Le
associazioni Terra di Palma, FIDAPA, Laboratorio Gulliver e Noi Siamo Innocenti,
quest’anno hanno dedicato La Giornata Mondiale della Poesia alle liriche di
artiste resilienti, donne che con la loro voce sfidano sia i semplici ostacoli
del quotidiano sia quelli complessi del sistema politico internazionale,
offrendo spiragli per superare disagi familiari, economici, sociali.
Le
poete resilienti non si arrendono di fronte agli eventi negativi, ma utilizzano
il magma del dolore trasfigurandolo in arte, ristrutturano le ferite con la
parola, ricucendole con i versi. La loro poesia sprigiona una forza interiore
che si oppone alla stasi dell’accidia, all’immobilismo della depressione, al
determinismo traumatico e invita a riappacificarsi con la vita, ad
accettarne anche l’aspetto doloroso e a diventare leopardiane ginestre che
spargono intorno il loro profumo.
La
vita, contrassegnata con i suoi imprevisti da una transitorietà permanente,
pone l’essere umano in una condizione di fragilità che compromette la sfera
fisica e psichica. Di fronte alla precarietà del vivere quali le possibili soluzioni?
Come scrivere il nostro futuro desiderabile?
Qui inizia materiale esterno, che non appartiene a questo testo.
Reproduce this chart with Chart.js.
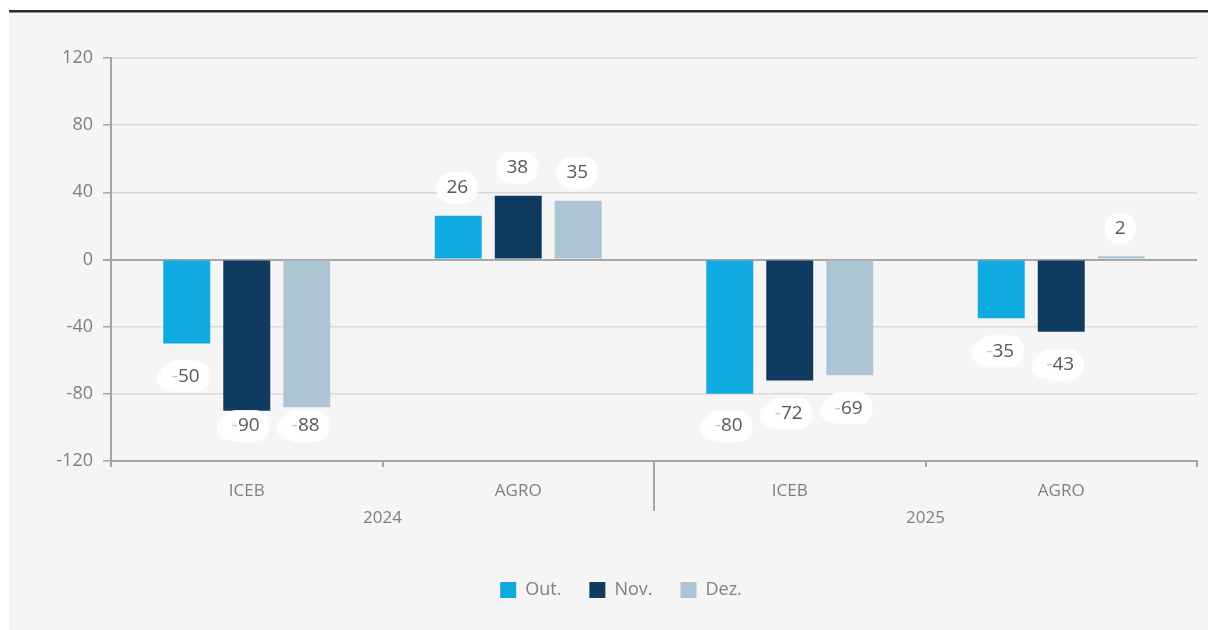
<!DOCTYPE html>
<html><head><meta charset="utf-8">
<script src="https://cdn.jsdelivr.net/npm/chart.js@4.4.1/dist/chart.umd.min.js"></script>
<style>html,body{margin:0;padding:0;background:#fff;}#wrap{width:1208px;height:630px;}</style>
</head><body><div id="wrap"><canvas id="c" width="1208" height="630"></canvas></div>
<script>
const categories = ["ICEB", "AGRO", "ICEB", "AGRO"];
const yearGroups = ["2024", "2025"];
const seriesNames = ["Out.", "Nov.", "Dez."];
const outValues = [-50, 26, -80, -35];
const novValues = [-90, 38, -72, -43];
const dezValues = [-88, 35, -69, 2];
const yMin = -120, yMax = 120, yStep = 40;
const seriesColors = ["#0eaae0", "#0f3b60", "#adc5d3"];

const FONT = "'Open Sans', 'DejaVu Sans', sans-serif";

const backgroundPlugin = {
  id: 'bg',
  beforeDraw(chart) {
    const ctx = chart.ctx;
    ctx.save();
    ctx.fillStyle = '#ffffff';
    ctx.fillRect(0, 0, chart.width, chart.height);
    ctx.fillStyle = '#f5f5f5';
    ctx.fillRect(9, 12, chart.width - 9, chart.height - 12);
    ctx.fillStyle = '#2e2a27';
    ctx.fillRect(9, 10, chart.width - 9, 2.5);
    ctx.restore();
  }
};

const legendShiftPlugin = {
  id: 'legendShift',
  afterLayout(chart) {
    if (chart.legend) {
      chart.legend.left += 18;
      chart.legend.right += 18;
    }
  }
};

const groupPlugin = {
  id: 'groups',
  afterDraw(chart) {
    const ctx = chart.ctx;
    const xs = chart.scales.x;
    const area = chart.chartArea;
    ctx.save();
    const sepX = (xs.getPixelForValue(1) + xs.getPixelForValue(2)) / 2;
    ctx.strokeStyle = '#a6a6a6';
    ctx.lineWidth = 2;
    ctx.beginPath();
    ctx.moveTo(sepX, area.bottom);
    ctx.lineTo(sepX, area.bottom + 50);
    ctx.stroke();
    ctx.fillStyle = '#7f7f7f';
    ctx.font = '17px ' + FONT;
    ctx.textAlign = 'center';
    ctx.textBaseline = 'middle';
    yearGroups.forEach((g, i) => {
      const cx = (xs.getPixelForValue(i * 2) + xs.getPixelForValue(i * 2 + 1)) / 2;
      ctx.fillText(g, cx, area.bottom + 57);
    });
    ctx.restore();
  }
};

function roundRect(ctx, x, y, w, h, r) {
  ctx.beginPath();
  ctx.moveTo(x + r, y);
  ctx.lineTo(x + w - r, y);
  ctx.arcTo(x + w, y, x + w, y + r, r);
  ctx.lineTo(x + w, y + h - r);
  ctx.arcTo(x + w, y + h, x + w - r, y + h, r);
  ctx.lineTo(x + r, y + h);
  ctx.arcTo(x, y + h, x, y + h - r, r);
  ctx.lineTo(x, y + r);
  ctx.arcTo(x, y, x + r, y, r);
  ctx.closePath();
}

const labelPlugin = {
  id: 'valueLabels',
  afterDatasetsDraw(chart) {
    const ctx = chart.ctx;
    const area = chart.chartArea;
    ctx.save();
    ctx.font = '19px ' + FONT;
    ctx.textBaseline = 'middle';
    chart.data.datasets.forEach((ds, di) => {
      const meta = chart.getDatasetMeta(di);
      meta.data.forEach((el, i) => {
        const v = ds.data[i];
        const neg = v < 0;
        const digits = String(Math.abs(v));
        const minus = neg ? '-' : '';
        const wm = ctx.measureText(minus).width;
        const wd = ctx.measureText(digits).width;
        const tw = wm + wd;
        const cy = neg ? Math.min(el.y + 33, area.bottom - 35) : el.y - 28;
        const cx = el.x - 1;
        ctx.fillStyle = 'rgba(255,255,255,0.9)';
        roundRect(ctx, cx - tw / 2 - 10, cy - 16, tw + 20, 32, 15);
        ctx.fill();
        if (neg) {
          ctx.beginPath();
          ctx.arc(cx - tw / 2 - 3, cy + 2, 12, 0, Math.PI * 2);
          ctx.fillStyle = 'rgba(255,255,255,0.8)';
          ctx.fill();
        }
        ctx.textAlign = 'left';
        const x0 = cx - tw / 2;
        if (neg) {
          ctx.fillStyle = '#c4c4c4';
          ctx.fillText(minus, x0, cy);
        }
        ctx.fillStyle = '#595959';
        ctx.fillText(digits, x0 + wm, cy);
      });
    });
    ctx.restore();
  }
};

const seriesData = [outValues, novValues, dezValues];

new Chart(document.getElementById('c'), {
  type: 'bar',
  data: {
    labels: categories,
    datasets: seriesNames.map((n, i) => ({
      label: n,
      data: seriesData[i],
      backgroundColor: seriesColors[i],
      borderWidth: 0,
      categoryPercentage: 0.663,
      barPercentage: 0.783
    }))
  },
  options: {
    responsive: false,
    animation: false,
    devicePixelRatio: 1,
    layout: { padding: { left: 9, right: 11, top: 58, bottom: 21 } },
    plugins: {
      tooltip: { enabled: false },
      legend: {
        position: 'bottom',
        labels: {
          boxWidth: 16, boxHeight: 16, padding: 28,
          color: '#7f7f7f',
          font: { family: FONT, size: 18 }
        }
      }
    },
    scales: {
      x: {
        afterFit(s) { s.height = 92; },
        grid: {
          display: true, drawOnChartArea: false, drawTicks: true,
          tickLength: 6, tickColor: '#a6a6a6', lineWidth: 2, offset: true
        },
        border: { display: true, color: '#a6a6a6', width: 2 },
        ticks: { color: '#7f7f7f', font: { family: FONT, size: 17 }, padding: 14, maxRotation: 0 }
      },
      y: {
        min: yMin, max: yMax,
        afterFit(s) { s.width = 102; },
        ticks: { stepSize: yStep, color: '#7f7f7f', font: { family: FONT, size: 18 }, padding: 10 },
        grid: {
          color: c => (c.tick && c.tick.value === 0) ? '#a6a6a6' : '#d9d9d9',
          lineWidth: c => (c.tick && c.tick.value === 0) ? 2 : 1.5,
          tickColor: '#a6a6a6', tickLength: 8, drawTicks: true
        },
        border: { display: true, color: '#a6a6a6', width: 2 }
      }
    }
  },
  plugins: [backgroundPlugin, legendShiftPlugin, groupPlugin, labelPlugin]
});
</script>
</body></html>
Diventando resilienti, imparando a
resistere ai nostri “cigni neri”, comportandoci come alcuni metalli che
si piegano lievemente agli urti e poi tornano alla loro forma originaria, o
come alcuni alberi che flettono i rami alla forza delle intemperie, per non
venirne spezzati e, passata la tempesta, li svettano nuovamente verso l’alto.
Noi non siamo metalli, né alberi. Facciamo tesoro dell’esperienza traumatica,
cuciamo le ferite, diventiamo più forti, e riorganizziamo la nostra esistenza.
La cucita della ferita diviene così arte, i punti di sutura ricami ad
impreziosire la nostra anima, un po’ come avviene per i cocci dei vasi rotti
saldati con l’oro mediante la tecnica del kintsugi. “Ripariamo” l’anima e
acquistiamo una forma nuova, più pregiata, perché attraversata dal dolore,
un’anima che parla con le sue ferite. Il cammino è personale, perché siamo
unici e unico è il modo in cui viviamo le nostre esperienze; comuni e
diversificati sono i mezzi che ci permettono di ritrovare l’equilibrio: la
profondità degli affetti che abbiamo coltivato e i valori in cui crediamo.
Oggi
più che mai è avvertita questa necessità. Viviamo in una società impazzita, che
ha sostituito all’amore per la vita il desiderio di distruzione, e l’orrore è
vissuto come normalità.
Contro
la dilapidazione della società umana, può intervenire l’arte.
Se
l’arte è prodotto dell’anima, risponde a un’urgenza del sé rispetto al sé, del
sé rispetto al fuori in un particolare momento esperienziale e permette
all’artista di rispondere agli urti del contingente diventando puro spirito,
immateriale che il materiale non può lacerare, elaborando quegli urti in
divenire, nel bello artistico, epifania della sua resilienza.
L’arte è la
massima espressione della resilienza, solo l’arte può preservare la nostra humanitas,
combattere contro tutto ciò che può ledere il sistema valoriale della società,
i punti fermi che costituiscono il proprium del
nostro essere
humani, che ci distingue, in sostanza, dai non humani.